Ave César, Joel et Ethan Coen, 2016



Sous ses airs de farce décousue qui donne l'impression de patiner, c'est la mélancolie de ce dernier film des frères Coen qui m'a touché.
Cette tristesse parasite sans cesse les gags les plus burlesques. C'est évident notamment dans la morbidité de cette scène où une monteuse se retrouve presque étranglée par son foulard : c'est à un enterrement que nous convient les Coen, celui du cinéma de l'âge d'or hollywoodien, voire d'une certaine idée du cinéma.

J'ai toujours un faible pour ces films nostalgiques mais lucides, où la moquerie ne s'efface pas devant l'hommage, sans en parasiter la magie (le matinee de Joe Dante, par exemple). La séquence de comédie musicale dans laquelle des matelos gays dansent dans un bar, menés par un toujours excellent Channing Tatum,  en est un bel exemple.

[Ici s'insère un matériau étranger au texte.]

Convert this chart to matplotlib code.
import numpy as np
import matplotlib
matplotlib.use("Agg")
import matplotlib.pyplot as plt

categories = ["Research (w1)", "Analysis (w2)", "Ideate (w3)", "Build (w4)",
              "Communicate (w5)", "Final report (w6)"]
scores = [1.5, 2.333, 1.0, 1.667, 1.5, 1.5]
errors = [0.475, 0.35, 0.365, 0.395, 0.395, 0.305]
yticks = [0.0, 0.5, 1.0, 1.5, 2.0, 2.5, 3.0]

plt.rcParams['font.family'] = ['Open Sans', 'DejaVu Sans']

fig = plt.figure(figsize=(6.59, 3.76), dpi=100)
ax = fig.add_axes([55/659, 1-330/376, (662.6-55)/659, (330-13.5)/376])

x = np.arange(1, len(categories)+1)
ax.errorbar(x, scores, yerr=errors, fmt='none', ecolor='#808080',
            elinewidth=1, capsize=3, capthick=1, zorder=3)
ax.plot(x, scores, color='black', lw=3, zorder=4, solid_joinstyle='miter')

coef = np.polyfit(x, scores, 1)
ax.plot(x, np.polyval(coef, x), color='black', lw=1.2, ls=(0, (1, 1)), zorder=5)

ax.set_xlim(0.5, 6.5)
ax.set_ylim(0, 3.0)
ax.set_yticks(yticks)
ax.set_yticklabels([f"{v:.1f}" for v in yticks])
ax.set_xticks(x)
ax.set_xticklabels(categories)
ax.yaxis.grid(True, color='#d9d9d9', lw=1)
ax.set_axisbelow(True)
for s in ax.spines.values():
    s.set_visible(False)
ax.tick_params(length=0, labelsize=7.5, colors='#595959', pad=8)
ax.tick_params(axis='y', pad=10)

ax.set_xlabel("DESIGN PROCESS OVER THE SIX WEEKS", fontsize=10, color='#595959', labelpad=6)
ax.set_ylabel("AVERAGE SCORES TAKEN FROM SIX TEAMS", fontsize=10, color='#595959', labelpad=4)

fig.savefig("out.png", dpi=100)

Car s'il s'agit de montrer l'envers du décor de la machinerie hollywoodienne, les Coen parviennent aussi à en réactiver la magie lors des scènes musicales dont la sympathique désuétude suffit à elle seule à provoquer ce sentiment de nostalgie.
C'est cet équilibre fragile, si rare dans les films dits d'époque, souvent en pleine fascination costumée, qui assure la cohérence d'un récit éparpillé. Si on ne le saisit pas, on passe à côté du film.

L'autre piège qu'évite le film c'est celui de s'enfermer dans une époque, et de ne rien dire de celle dans laquelle il est tourné. Le personnage de Josh Brolin dans le film est la projection des frangins, qui nous crient ici leur volonté de continuer à faire des films, malgré la fin annoncée du cinéma en tant qu'art et divertissement populaire à la fois.



C'est donc un film étrange, pas toujours passionnant, pas très aimable, animé d'un faux rythme, peut-être pas le plus "réussi" techniquement des Coen, mais un des plus sympathiques, rarement cynique, et plein de gags sophistiqués, qui agissent souvent à retardement.
Car quand même, certaines scènes sont un régal d'absurdité , comme celle mettant en scène un George Clooney en pleine gueule de bois tentant de décrypter, une pique d'apéro à la main, le langage cryptique des communistes venant de le kidnapper.

Un film à voir et revoir avec à l'esprit, cette idée qu'il cache bien son jeu.